[Plotting code records]
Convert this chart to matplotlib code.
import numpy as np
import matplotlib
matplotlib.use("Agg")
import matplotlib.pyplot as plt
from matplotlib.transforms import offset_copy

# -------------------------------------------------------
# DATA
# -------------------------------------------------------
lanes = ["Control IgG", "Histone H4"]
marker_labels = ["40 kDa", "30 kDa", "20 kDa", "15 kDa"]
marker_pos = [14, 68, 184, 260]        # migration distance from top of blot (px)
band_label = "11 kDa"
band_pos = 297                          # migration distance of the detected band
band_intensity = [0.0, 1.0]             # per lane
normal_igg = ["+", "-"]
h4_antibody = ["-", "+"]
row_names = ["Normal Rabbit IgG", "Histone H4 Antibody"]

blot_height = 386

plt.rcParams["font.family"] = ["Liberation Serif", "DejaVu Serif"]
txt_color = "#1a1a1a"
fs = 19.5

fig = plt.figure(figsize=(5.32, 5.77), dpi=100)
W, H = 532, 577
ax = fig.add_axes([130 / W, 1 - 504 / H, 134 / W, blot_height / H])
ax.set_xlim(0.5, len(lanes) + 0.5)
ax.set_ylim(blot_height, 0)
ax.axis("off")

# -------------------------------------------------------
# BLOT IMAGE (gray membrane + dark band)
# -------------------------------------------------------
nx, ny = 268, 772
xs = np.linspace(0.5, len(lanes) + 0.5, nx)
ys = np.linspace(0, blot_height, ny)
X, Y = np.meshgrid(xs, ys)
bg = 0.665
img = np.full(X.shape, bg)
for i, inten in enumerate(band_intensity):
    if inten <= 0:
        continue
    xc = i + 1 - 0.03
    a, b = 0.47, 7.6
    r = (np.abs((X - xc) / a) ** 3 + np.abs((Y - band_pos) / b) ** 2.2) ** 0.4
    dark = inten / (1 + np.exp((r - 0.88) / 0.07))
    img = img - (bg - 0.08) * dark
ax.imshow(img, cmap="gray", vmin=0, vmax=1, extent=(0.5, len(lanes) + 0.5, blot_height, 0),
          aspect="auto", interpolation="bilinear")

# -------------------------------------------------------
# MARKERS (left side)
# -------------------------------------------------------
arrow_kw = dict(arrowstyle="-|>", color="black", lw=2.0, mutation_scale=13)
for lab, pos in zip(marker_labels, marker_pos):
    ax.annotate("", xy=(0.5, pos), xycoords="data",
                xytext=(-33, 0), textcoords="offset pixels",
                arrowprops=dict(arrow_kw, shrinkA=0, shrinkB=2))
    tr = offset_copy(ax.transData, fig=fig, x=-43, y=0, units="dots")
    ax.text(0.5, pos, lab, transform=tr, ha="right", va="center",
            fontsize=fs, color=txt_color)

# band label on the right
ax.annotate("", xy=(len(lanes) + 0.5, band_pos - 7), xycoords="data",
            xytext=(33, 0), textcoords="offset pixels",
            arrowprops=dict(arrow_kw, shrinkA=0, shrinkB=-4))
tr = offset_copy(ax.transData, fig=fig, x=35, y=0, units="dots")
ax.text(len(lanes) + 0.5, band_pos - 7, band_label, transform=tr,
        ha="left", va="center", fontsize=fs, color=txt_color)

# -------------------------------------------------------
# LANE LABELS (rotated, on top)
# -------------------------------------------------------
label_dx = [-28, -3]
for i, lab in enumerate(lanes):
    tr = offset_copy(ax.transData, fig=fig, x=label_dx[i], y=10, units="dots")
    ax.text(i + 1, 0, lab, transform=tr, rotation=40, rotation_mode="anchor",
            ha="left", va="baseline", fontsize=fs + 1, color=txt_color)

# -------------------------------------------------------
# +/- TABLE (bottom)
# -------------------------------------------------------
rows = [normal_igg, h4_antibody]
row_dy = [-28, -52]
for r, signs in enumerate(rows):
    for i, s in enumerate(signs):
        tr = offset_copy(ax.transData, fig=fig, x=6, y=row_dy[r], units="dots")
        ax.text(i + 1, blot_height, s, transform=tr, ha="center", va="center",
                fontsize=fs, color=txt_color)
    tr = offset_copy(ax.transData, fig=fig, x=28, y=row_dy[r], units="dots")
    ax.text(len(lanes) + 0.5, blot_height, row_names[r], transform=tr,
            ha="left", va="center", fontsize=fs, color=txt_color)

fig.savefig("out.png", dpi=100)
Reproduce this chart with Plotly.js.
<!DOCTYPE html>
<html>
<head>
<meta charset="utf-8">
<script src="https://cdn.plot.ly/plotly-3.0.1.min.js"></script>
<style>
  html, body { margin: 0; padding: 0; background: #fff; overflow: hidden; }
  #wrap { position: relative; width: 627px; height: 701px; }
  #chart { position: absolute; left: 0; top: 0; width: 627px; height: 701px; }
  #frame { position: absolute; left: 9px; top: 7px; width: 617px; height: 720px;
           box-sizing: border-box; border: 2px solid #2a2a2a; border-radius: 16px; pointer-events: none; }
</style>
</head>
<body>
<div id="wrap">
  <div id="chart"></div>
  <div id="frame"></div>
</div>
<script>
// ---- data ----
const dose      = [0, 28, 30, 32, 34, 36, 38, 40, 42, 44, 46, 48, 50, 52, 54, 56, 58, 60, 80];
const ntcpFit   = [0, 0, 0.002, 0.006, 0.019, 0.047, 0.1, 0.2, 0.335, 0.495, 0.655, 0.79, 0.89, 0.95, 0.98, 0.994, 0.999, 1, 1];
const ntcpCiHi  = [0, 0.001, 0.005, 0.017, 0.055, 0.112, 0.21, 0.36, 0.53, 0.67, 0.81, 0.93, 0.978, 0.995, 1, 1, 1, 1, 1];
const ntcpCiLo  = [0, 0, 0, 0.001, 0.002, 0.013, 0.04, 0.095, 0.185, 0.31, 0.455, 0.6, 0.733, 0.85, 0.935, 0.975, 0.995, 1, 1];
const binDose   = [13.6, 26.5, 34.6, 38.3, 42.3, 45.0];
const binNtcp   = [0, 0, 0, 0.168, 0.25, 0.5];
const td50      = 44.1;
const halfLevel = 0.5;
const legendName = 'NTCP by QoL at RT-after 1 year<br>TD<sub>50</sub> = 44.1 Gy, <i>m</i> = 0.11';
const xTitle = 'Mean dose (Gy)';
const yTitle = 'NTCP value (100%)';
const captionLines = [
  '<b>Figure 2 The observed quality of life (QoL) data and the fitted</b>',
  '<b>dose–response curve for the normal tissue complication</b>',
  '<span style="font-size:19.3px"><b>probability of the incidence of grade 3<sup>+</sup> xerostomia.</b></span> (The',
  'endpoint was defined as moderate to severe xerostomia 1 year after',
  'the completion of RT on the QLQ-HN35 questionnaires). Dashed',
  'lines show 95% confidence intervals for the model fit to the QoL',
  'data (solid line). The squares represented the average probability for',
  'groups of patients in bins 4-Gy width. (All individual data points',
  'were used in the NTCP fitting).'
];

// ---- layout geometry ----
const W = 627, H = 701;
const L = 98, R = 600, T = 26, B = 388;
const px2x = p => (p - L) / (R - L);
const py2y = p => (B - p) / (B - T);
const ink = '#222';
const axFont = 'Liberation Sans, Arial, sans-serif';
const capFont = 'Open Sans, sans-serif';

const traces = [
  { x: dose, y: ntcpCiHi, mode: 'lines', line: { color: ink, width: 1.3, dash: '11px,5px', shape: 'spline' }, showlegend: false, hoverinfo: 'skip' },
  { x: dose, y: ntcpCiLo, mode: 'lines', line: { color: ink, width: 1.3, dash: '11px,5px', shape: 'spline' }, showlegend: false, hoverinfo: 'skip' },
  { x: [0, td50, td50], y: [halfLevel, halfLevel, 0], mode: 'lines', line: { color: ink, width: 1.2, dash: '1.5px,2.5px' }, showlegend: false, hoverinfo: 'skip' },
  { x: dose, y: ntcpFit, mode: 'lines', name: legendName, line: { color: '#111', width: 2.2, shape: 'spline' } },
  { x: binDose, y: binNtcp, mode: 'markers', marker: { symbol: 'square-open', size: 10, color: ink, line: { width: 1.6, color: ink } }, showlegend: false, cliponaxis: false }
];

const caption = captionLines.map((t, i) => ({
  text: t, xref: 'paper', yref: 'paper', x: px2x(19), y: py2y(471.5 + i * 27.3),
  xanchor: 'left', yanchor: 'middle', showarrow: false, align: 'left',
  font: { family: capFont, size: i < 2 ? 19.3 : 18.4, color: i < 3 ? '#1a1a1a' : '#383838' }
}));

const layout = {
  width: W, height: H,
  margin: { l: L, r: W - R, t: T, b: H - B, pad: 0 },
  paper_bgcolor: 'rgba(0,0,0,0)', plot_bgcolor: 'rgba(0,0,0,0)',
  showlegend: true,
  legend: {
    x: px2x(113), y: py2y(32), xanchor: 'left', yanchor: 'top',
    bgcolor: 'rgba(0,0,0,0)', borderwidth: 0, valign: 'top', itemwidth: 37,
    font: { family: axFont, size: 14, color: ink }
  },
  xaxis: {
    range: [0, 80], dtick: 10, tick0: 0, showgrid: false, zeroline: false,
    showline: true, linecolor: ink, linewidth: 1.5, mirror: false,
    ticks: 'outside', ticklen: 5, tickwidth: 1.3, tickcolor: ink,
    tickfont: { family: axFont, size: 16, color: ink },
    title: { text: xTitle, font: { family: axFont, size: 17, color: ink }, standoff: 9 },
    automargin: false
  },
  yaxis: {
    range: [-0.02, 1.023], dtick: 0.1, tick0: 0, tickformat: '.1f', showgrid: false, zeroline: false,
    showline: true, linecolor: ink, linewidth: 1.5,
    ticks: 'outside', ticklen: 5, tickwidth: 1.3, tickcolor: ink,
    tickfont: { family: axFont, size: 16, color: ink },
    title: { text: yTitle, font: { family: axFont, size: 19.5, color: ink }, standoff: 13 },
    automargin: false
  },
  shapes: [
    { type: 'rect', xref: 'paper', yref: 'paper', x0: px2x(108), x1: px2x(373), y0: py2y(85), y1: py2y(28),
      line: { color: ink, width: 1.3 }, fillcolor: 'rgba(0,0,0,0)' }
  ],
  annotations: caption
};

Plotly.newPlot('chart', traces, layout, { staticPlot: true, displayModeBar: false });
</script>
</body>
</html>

— Given task —
Everything from the first line of the material through the line containing "blot_height = 386" is to be printed exactly; lines after that are to be left out.

— Exercise result —
Convert this chart to matplotlib code.
import numpy as np
import matplotlib
matplotlib.use("Agg")
import matplotlib.pyplot as plt
from matplotlib.transforms import offset_copy

# -------------------------------------------------------
# DATA
# -------------------------------------------------------
lanes = ["Control IgG", "Histone H4"]
marker_labels = ["40 kDa", "30 kDa", "20 kDa", "15 kDa"]
marker_pos = [14, 68, 184, 260]        # migration distance from top of blot (px)
band_label = "11 kDa"
band_pos = 297                          # migration distance of the detected band
band_intensity = [0.0, 1.0]             # per lane
normal_igg = ["+", "-"]
h4_antibody = ["-", "+"]
row_names = ["Normal Rabbit IgG", "Histone H4 Antibody"]

blot_height = 386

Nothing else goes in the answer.